Com o advento do Estado moderno e
a explicitação de princípios em livros que se chamam Constituições, há uma
tendência a se valorizar os princípios mais do que os interesses dos cidadãos.
Os que tem uma formação na área
econômica sabem que esta distinção deve ser bem trabalhada para não cairmos no
conto dos “princípios grátis”, pois quase todos eles geram os chamados “direitos” que quase sempre são base de interesses e
que só podem ser garantidos com uma boa base econômica. Ou seja, em casos dos direitos
materiais, como, por exemplo, a educação e informação citados pelo articulista,
não há como satisfazer “princípios”
sem o respaldo de uma grande base produtiva que ofereça o mínimo de “pão” as pessoas. Ou melhor dizendo no caso: “Não
há livros grátis!”
E, alguns economistas lutaram
pelo princípio de que é dos interesses do homens que nasce as maiores
conquistas materiais e não de um princípio gerado pela sociedade. Este é o
ponto crucial dos sistemas econômicos modernos, que, depois de um susto
socialista, no século XX, está cada dia seguindo o princípio dos sistema
capitalistas onde há uma primazia maior dos interesses individuais.
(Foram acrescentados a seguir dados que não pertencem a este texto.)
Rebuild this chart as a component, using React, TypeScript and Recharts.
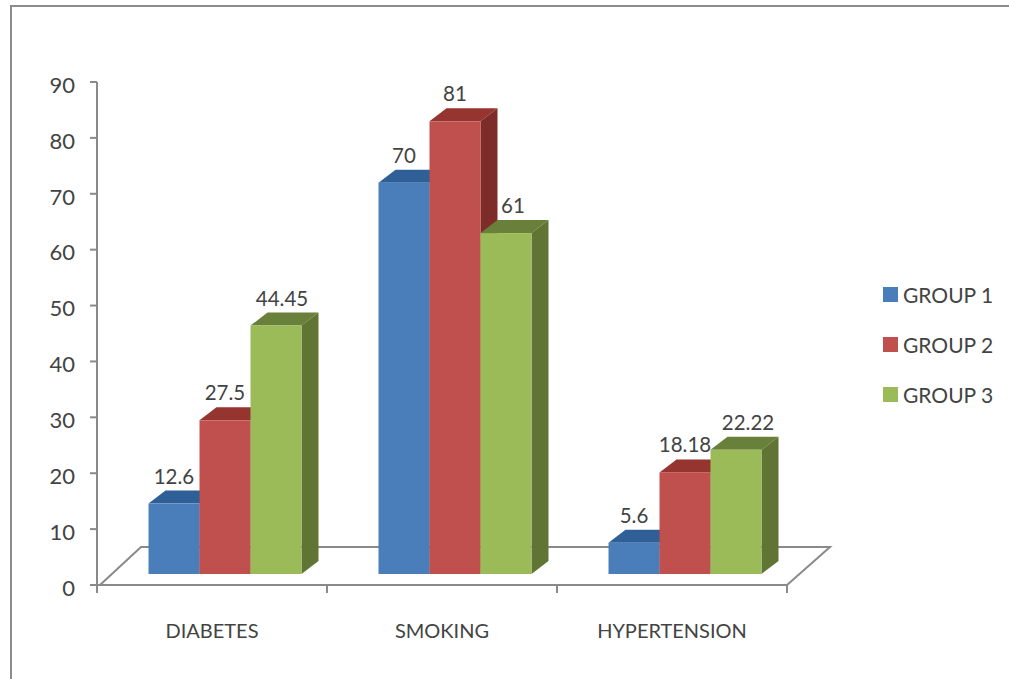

Neste caso, a tarefa dos Estados
é zelar para que estes interesses não descambem para o mal, formando um aparato
de leis que protejam as ações e estimulem a vontade de produzir, segundo seus
gostos e desejos. Quando este estado passa dos limites, em termos de tamanho,
em nome de princípios que não se sustentam de pé sem a base econômica, vemos o
que hoje temos na Venezuela e mesmo no Brasil, em que nos tornamos.
Em grande parte nossa Constituição
é culpa de nossas mazelas. Talvez ela tenha sido feita num período, saída de
uma ditadura, que, para se obter apoio para ela, prometeu-se mais do que se
deveria fazê-lo. No entanto, é o que temos de resto para sermos uma nação
civilizada.
O que se espera é que o Brasil
sobreviva à tormenta que hoje se abate sobre nós, e possamos, fazer outra
Constituição, saindo de um período de mais liberdade e também de mais realismo
naquilo que possamos prometer ao nosso povo em matéria de princípios e de
direitos. Neste momento, não é hora nem de remendar a velha, quanto mais de
criar uma nova. Só nos resta ser otimista.